* Short task: Lift out all lines below that contain "this".

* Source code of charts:
───

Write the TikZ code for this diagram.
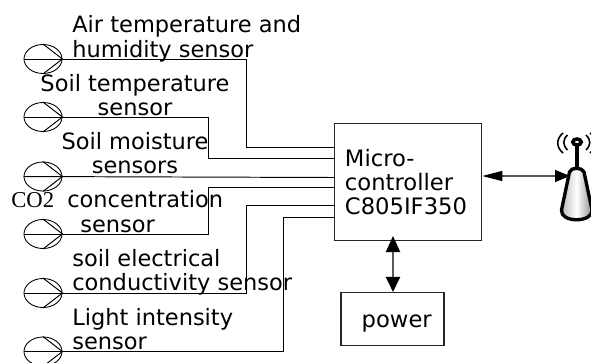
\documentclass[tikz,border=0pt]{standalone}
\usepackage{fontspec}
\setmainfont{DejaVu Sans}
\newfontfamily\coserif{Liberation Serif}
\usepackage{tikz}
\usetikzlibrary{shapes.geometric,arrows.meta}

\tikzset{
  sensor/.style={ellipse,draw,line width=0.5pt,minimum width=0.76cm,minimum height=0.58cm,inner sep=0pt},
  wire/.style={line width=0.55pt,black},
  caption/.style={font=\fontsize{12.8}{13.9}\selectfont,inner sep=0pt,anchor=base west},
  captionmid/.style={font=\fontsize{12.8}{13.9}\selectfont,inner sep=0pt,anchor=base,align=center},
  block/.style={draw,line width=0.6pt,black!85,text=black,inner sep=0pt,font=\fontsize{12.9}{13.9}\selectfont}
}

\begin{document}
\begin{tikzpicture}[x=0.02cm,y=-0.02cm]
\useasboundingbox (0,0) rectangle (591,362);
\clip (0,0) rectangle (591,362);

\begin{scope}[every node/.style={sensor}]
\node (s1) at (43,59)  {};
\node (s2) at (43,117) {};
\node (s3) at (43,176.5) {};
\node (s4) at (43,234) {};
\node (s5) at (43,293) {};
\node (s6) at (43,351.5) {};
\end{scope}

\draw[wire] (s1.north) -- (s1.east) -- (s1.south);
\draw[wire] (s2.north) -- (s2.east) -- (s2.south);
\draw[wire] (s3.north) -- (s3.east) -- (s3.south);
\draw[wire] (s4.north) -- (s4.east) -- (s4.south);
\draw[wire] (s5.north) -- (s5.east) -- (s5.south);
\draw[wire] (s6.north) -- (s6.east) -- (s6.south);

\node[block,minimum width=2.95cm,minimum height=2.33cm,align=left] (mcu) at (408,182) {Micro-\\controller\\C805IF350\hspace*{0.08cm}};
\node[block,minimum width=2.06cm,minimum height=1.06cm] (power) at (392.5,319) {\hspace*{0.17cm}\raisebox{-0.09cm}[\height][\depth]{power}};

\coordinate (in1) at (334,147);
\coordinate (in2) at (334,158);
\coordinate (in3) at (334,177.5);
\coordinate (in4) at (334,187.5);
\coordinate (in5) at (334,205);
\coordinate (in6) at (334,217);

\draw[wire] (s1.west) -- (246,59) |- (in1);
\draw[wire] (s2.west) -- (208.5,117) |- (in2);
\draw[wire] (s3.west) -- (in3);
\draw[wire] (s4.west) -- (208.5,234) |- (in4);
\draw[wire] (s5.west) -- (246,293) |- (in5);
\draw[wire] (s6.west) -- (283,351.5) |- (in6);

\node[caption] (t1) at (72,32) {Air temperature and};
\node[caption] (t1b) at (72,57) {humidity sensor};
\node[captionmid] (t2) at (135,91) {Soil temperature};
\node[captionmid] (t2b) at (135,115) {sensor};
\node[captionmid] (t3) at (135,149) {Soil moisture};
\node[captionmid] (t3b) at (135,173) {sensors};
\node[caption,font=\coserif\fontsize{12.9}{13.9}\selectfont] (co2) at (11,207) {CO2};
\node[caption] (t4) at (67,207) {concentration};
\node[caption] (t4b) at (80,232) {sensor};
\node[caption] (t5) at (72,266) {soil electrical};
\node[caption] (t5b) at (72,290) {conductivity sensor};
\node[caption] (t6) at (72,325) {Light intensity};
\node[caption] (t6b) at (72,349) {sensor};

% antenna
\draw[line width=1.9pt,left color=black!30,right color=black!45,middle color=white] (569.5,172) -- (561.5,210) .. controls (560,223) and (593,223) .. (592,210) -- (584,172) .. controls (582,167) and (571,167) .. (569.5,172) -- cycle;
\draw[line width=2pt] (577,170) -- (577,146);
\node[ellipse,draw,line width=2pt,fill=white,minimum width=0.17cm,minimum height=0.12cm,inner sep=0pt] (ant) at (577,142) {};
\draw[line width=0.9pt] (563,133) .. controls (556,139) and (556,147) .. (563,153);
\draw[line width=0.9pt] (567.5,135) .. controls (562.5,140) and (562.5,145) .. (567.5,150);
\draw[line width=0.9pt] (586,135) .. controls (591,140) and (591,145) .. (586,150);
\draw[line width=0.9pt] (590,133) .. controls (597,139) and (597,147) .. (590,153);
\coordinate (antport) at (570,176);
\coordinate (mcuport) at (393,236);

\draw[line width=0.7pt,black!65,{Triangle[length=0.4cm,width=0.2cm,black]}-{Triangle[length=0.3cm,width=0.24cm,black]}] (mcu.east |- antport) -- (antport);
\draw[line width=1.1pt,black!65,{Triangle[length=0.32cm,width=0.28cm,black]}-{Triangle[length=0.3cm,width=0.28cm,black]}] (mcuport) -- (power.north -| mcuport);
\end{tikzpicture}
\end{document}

───

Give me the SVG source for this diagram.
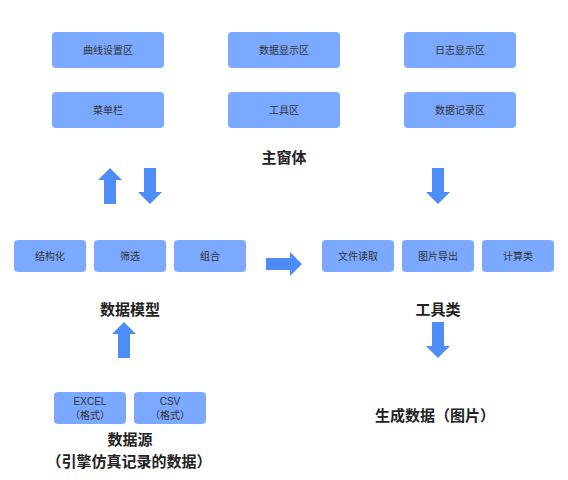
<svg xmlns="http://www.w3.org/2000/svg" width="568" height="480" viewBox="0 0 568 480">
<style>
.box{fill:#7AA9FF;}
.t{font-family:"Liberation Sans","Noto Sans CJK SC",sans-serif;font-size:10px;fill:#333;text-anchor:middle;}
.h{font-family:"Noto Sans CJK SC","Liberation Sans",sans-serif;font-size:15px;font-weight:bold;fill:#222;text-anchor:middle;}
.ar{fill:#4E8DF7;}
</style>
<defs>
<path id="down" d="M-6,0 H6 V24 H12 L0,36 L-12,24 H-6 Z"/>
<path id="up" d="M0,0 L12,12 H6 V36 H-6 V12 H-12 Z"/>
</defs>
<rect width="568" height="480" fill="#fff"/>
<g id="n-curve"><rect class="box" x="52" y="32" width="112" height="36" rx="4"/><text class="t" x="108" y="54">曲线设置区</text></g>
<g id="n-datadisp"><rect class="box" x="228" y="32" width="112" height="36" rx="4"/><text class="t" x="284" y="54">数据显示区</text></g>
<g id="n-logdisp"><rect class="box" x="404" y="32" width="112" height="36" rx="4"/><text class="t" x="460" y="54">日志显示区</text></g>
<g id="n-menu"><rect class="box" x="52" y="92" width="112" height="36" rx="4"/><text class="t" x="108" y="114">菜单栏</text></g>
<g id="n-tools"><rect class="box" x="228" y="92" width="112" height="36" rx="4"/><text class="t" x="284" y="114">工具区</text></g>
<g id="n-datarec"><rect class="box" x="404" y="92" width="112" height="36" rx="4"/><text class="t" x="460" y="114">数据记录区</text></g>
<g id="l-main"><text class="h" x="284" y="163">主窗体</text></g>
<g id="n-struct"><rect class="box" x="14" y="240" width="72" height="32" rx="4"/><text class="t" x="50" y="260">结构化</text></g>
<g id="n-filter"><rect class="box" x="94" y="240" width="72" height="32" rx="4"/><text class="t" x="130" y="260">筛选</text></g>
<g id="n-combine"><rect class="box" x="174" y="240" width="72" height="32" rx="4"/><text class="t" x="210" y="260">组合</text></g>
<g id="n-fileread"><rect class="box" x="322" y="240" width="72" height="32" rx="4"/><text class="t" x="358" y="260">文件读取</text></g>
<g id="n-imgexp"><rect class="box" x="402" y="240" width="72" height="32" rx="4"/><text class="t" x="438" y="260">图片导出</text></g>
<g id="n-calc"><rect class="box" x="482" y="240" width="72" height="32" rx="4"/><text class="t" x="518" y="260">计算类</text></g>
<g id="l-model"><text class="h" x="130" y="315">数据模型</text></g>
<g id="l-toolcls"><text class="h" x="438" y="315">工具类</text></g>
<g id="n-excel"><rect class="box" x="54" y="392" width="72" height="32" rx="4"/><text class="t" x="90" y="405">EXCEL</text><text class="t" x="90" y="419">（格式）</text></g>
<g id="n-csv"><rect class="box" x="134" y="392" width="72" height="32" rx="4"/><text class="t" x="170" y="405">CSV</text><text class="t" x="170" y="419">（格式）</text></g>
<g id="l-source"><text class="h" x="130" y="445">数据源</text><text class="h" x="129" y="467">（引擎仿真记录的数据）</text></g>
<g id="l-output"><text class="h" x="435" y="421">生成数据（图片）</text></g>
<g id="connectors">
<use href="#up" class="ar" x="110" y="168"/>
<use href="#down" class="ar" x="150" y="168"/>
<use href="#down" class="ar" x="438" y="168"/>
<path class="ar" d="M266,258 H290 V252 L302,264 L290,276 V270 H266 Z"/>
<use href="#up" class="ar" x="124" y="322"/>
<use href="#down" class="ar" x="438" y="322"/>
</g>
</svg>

───

* The answer:
Write the TikZ code for this diagram.
Give me the SVG source for this diagram.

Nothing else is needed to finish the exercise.